>> Start

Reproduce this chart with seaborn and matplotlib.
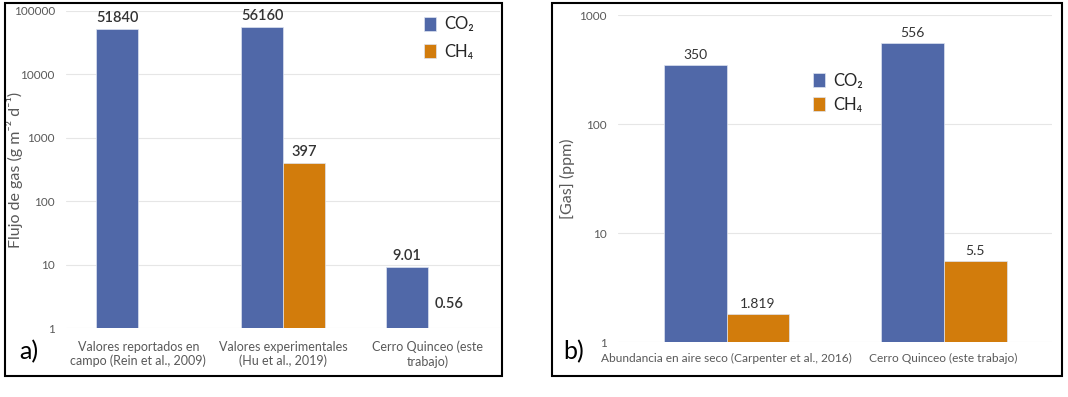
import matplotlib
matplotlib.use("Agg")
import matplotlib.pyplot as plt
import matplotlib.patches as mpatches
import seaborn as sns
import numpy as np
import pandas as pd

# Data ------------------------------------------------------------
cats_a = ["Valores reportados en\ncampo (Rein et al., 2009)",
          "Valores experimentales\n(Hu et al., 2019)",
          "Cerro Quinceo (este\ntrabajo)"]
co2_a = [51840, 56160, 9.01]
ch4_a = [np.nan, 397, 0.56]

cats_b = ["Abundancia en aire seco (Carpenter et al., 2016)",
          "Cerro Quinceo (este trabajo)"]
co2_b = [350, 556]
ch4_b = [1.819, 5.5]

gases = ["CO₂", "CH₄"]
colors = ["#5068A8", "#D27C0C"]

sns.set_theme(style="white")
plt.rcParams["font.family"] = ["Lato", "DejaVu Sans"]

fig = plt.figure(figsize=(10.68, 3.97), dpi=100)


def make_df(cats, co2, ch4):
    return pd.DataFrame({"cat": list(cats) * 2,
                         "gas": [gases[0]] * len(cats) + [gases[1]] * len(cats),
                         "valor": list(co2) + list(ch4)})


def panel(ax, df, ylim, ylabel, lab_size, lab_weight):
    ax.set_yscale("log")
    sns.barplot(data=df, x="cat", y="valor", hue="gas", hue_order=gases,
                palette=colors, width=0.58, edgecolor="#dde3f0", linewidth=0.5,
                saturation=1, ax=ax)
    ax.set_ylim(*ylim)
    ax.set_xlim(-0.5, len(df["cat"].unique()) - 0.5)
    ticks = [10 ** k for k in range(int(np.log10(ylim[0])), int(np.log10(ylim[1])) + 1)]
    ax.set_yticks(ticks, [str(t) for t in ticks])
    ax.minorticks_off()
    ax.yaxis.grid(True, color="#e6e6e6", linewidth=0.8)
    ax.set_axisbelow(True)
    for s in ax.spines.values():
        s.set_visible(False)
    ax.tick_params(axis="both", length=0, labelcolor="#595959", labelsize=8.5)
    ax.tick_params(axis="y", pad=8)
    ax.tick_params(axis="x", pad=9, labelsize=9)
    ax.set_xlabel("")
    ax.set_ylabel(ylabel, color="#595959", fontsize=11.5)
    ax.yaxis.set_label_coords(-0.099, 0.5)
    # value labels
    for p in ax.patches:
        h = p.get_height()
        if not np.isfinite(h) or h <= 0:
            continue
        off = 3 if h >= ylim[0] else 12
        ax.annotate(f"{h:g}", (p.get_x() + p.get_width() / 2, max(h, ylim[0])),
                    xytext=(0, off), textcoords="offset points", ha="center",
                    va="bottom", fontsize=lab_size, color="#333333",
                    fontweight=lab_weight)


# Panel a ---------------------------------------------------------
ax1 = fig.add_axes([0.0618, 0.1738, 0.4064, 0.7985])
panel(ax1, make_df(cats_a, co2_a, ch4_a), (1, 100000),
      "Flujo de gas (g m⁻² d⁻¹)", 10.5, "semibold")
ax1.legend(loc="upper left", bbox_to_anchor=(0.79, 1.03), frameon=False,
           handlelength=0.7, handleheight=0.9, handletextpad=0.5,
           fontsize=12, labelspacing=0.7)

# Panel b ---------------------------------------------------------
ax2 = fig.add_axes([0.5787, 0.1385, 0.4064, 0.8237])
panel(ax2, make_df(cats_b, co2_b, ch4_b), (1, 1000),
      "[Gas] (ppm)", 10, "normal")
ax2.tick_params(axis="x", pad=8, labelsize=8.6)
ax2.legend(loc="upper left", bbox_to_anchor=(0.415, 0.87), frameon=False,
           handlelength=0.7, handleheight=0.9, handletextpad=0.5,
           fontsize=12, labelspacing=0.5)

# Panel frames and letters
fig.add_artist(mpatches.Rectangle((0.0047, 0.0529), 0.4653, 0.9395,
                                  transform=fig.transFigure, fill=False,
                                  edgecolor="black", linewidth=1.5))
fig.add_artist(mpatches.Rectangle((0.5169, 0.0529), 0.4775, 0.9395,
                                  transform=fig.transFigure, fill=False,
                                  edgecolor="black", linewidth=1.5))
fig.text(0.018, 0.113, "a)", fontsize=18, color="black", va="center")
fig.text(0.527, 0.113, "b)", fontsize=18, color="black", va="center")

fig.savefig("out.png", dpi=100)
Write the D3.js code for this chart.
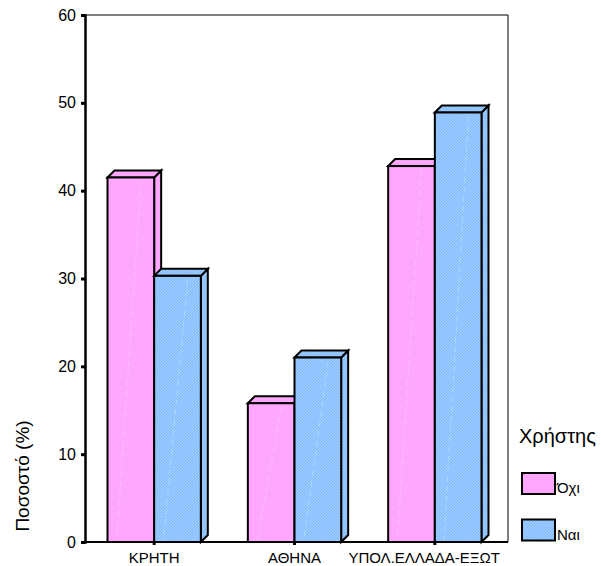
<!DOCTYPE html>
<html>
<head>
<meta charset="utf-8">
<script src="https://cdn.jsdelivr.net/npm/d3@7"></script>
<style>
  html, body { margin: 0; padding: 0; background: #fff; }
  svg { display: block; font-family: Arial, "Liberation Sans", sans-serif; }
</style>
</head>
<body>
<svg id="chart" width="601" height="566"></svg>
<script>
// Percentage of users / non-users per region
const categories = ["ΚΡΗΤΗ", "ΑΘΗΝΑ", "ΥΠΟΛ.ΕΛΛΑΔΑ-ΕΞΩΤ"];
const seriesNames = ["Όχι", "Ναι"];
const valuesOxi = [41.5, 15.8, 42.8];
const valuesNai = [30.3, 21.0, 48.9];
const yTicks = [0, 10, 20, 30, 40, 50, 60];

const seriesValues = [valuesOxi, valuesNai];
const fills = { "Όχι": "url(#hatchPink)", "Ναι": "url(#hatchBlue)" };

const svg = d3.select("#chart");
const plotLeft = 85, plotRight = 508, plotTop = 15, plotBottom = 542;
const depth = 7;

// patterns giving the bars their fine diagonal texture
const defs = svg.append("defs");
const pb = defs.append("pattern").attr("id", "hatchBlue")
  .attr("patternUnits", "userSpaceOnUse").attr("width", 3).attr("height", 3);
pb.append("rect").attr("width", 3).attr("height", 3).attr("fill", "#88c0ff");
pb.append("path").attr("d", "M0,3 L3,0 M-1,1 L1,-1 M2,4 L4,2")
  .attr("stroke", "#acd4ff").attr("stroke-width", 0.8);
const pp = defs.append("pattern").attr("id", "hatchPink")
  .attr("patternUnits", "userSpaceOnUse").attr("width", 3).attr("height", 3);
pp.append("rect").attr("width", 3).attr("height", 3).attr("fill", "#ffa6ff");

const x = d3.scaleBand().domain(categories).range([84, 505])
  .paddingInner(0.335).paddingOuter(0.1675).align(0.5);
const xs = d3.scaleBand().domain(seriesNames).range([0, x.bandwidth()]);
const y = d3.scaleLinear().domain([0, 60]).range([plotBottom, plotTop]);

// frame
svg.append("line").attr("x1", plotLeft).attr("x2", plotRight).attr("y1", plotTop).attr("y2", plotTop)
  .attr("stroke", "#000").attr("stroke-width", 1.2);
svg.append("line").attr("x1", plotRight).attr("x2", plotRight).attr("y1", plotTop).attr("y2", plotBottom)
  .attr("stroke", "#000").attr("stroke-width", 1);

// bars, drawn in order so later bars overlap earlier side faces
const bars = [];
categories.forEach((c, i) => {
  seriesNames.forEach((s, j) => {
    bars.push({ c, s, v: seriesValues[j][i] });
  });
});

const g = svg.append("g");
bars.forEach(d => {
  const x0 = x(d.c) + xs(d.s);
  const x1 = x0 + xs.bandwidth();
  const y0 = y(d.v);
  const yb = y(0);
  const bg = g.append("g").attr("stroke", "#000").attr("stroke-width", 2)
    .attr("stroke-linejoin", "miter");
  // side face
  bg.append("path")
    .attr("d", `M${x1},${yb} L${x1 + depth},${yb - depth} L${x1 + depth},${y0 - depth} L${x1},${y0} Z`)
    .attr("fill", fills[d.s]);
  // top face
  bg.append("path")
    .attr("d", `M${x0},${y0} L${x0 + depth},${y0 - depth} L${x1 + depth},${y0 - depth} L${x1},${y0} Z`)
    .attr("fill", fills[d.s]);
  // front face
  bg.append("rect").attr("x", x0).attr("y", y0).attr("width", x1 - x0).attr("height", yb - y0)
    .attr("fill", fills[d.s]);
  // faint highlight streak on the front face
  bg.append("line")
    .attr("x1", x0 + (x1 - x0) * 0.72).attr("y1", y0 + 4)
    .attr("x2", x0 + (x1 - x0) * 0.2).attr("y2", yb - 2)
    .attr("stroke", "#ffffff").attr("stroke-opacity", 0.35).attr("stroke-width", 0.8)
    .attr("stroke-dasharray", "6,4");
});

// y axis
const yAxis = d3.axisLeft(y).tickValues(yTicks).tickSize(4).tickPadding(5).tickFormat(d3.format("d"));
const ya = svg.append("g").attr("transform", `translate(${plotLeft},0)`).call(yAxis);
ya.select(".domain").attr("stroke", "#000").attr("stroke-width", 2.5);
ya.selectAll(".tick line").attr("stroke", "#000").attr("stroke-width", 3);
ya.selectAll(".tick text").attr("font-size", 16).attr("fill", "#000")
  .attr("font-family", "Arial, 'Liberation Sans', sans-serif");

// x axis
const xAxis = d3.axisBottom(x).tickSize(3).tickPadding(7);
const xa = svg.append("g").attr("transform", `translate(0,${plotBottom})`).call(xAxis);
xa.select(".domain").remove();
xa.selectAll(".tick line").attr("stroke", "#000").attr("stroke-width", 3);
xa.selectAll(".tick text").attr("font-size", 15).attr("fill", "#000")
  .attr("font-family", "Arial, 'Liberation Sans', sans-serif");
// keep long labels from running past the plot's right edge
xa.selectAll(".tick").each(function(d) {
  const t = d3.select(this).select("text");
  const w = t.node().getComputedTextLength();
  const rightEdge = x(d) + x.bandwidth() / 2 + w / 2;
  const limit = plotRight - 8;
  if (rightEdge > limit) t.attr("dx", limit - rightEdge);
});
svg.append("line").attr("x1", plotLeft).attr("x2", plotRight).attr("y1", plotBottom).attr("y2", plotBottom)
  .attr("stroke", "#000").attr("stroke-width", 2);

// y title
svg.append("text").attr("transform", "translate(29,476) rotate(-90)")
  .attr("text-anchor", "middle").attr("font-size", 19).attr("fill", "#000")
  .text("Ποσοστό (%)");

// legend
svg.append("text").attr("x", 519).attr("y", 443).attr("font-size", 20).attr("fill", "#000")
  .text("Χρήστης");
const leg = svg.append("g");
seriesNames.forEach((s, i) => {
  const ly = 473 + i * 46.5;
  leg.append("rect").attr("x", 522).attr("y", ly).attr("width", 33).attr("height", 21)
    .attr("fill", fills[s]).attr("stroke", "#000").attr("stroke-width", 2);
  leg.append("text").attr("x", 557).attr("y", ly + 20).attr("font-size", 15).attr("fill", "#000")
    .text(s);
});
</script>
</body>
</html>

>> End

Task directions =
Look through the lines above and collect those with the word "seaborn".

Correct response =
Reproduce this chart with seaborn and matplotlib.
import seaborn as sns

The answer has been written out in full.